Required work: Return all lines from the listing below in which the string "this" occurs.

━━ Material provided ━━

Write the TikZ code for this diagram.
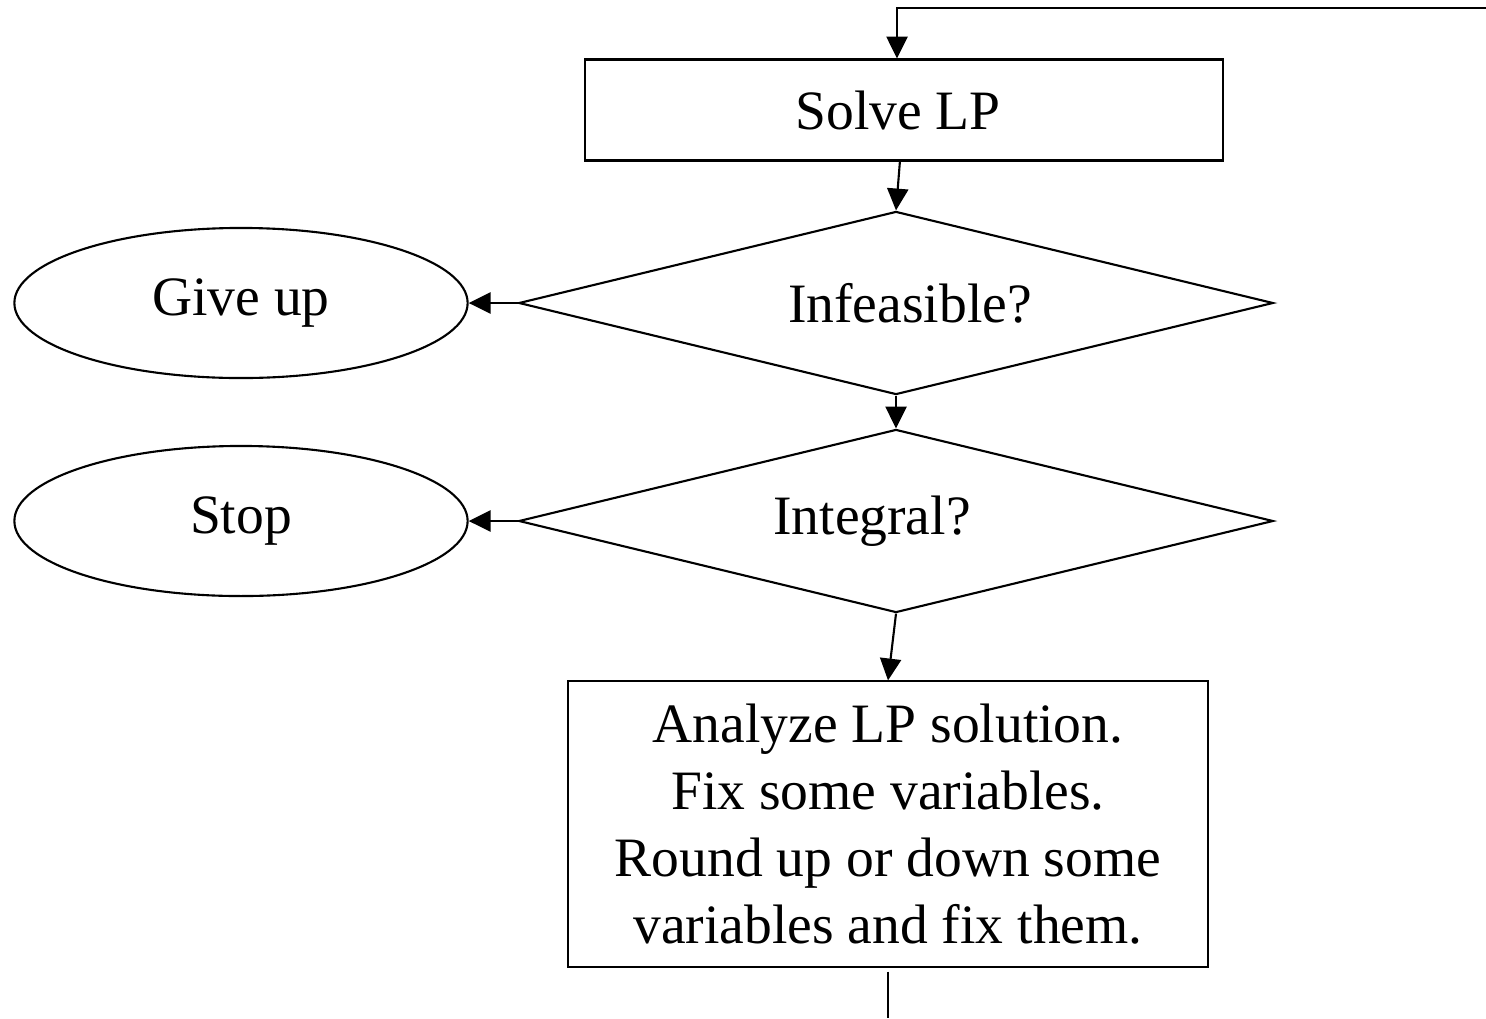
\documentclass[tikz,border=0pt]{standalone}
\usepackage{fontspec}
\setmainfont{Liberation Serif}
\usepackage{tikz}
\usetikzlibrary{positioning}
\usetikzlibrary{arrows.meta}
\usetikzlibrary{shapes.geometric}

\begin{document}
\begin{tikzpicture}[ x = 0.01cm, y = -0.01cm
                     , font = \fontsize{15.8}{19.1}\selectfont
                     , line width = 0.6pt
                     , >={Triangle[width=6pt, length=6.2pt]}
                     , every node/.style = { draw = black
                                         , align = center
                                         , inner sep = 0pt }
                     ]

    \tikzset{ process/.style  = {rectangle, minimum width = 6.37cm, minimum height = 1.01cm}
            , decision/.style = {diamond, aspect = 4.14, minimum width = 7.54cm, minimum height = 1.83cm}
            , terminal/.style = {ellipse, minimum width = 4.53cm, minimum height = 1.50cm}}

    \useasboundingbox (0,0) rectangle (1486,1018);
    %%
    %% Nodes
    %%
    \node (solve)  [process]  at (904,110)  {Solve LP\hspace*{0.12cm}};
    \node (infeas) [decision] at (896,303)  {\hspace*{0.28cm}Infeasible?};
    \node (giveup) [terminal] at (241,303)  {Give up};
    \node (integ)  [decision] at (896,521)  {Integral?\hspace*{0.48cm}};
    \node (stop)   [terminal] at (241,521)  {Stop};
    \node (fixbox) [process, minimum width = 6.39cm, minimum height = 2.85cm]
                              at (888,824)  {Analyze LP solution.\\ Fix some variables.\\
                                             Round up or down some\\ variables and fix them.};

    \coordinate (loopin)  at (1486,8);
    \coordinate (looptop) at (897,8);
    \coordinate (loopout) at (888,1018);
    %%
    %% Connectors
    %%
    \draw[->] (loopin) -- (looptop) -- (looptop |- solve.north);
    \draw[->] (solve) -- (infeas.north);
    \draw[->] (infeas.west) -- (giveup.east);
    \draw[->] (infeas.south) -- (integ.north);
    \draw[->] (integ.west) -- (stop.east);
    \draw[->] (integ.south) -- (fixbox.north);
    \draw (fixbox.south) ++(0,4) -- (loopout);
  \end{tikzpicture}
\end{document}
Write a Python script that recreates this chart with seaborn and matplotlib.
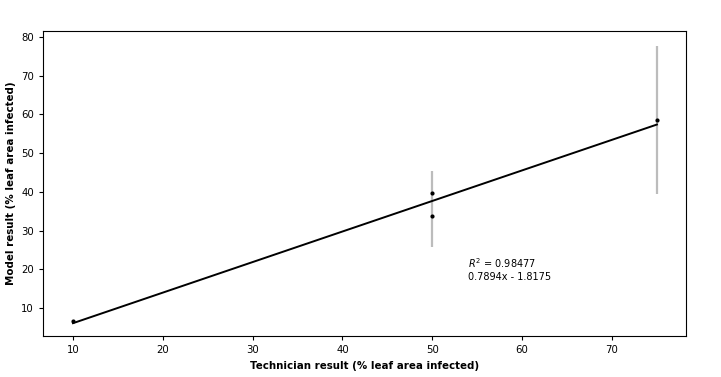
import matplotlib
matplotlib.use("Agg")
import matplotlib.pyplot as plt
import numpy as np
import pandas as pd
import seaborn as sns

# measured points
tech_x = [10, 50, 50, 75]
model_y = [6.7, 39.7, 33.8, 58.6]

# error bars (centre and half-width)
err_x = [50, 75]
err_center = [35.6, 58.6]
err_half = [9.8, 19.1]

# fitted line
slope = 0.7894
intercept = -1.8175
r_squared = 0.98477
fit_x = [10, 75]

fig = plt.figure(figsize=(7.21, 3.77), dpi=100)
ax = fig.add_axes([0.0596, 0.1088, 0.8919, 0.809])

ax.errorbar(err_x, err_center, yerr=err_half, fmt="none", ecolor="#bcbcbc",
            elinewidth=1.6, capsize=0, zorder=1)

fit_df = pd.DataFrame({"x": fit_x, "y": [slope * v + intercept for v in fit_x]})
sns.lineplot(data=fit_df, x="x", y="y", color="black", linewidth=1.4, ax=ax, zorder=2)

pts = pd.DataFrame({"x": tech_x, "y": model_y})
sns.scatterplot(data=pts, x="x", y="y", color="black", s=9, edgecolor="black",
                linewidth=0, ax=ax, zorder=3)

ax.text(54, 23.3, f"$R^2$ = {r_squared}\n{slope}x - {abs(intercept)}",
        fontsize=7, va="top", ha="left")

ax.set_xlim(6.66, 78.24)
ax.set_ylim(2.77, 81.55)
ax.set_xticks([10, 20, 30, 40, 50, 60, 70])
ax.set_yticks([10, 20, 30, 40, 50, 60, 70, 80])
ax.tick_params(labelsize=7.3, length=3)
ax.set_xlabel("Technician result (% leaf area infected)", fontsize=7.4, fontweight="bold")
ax.set_ylabel("Model result (% leaf area infected)", fontsize=7.4, fontweight="bold")

fig.savefig("out.png", dpi=100)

━━━

Finished exercise:
Write the TikZ code for this diagram.
Write a Python script that recreates this chart with seaborn and matplotlib.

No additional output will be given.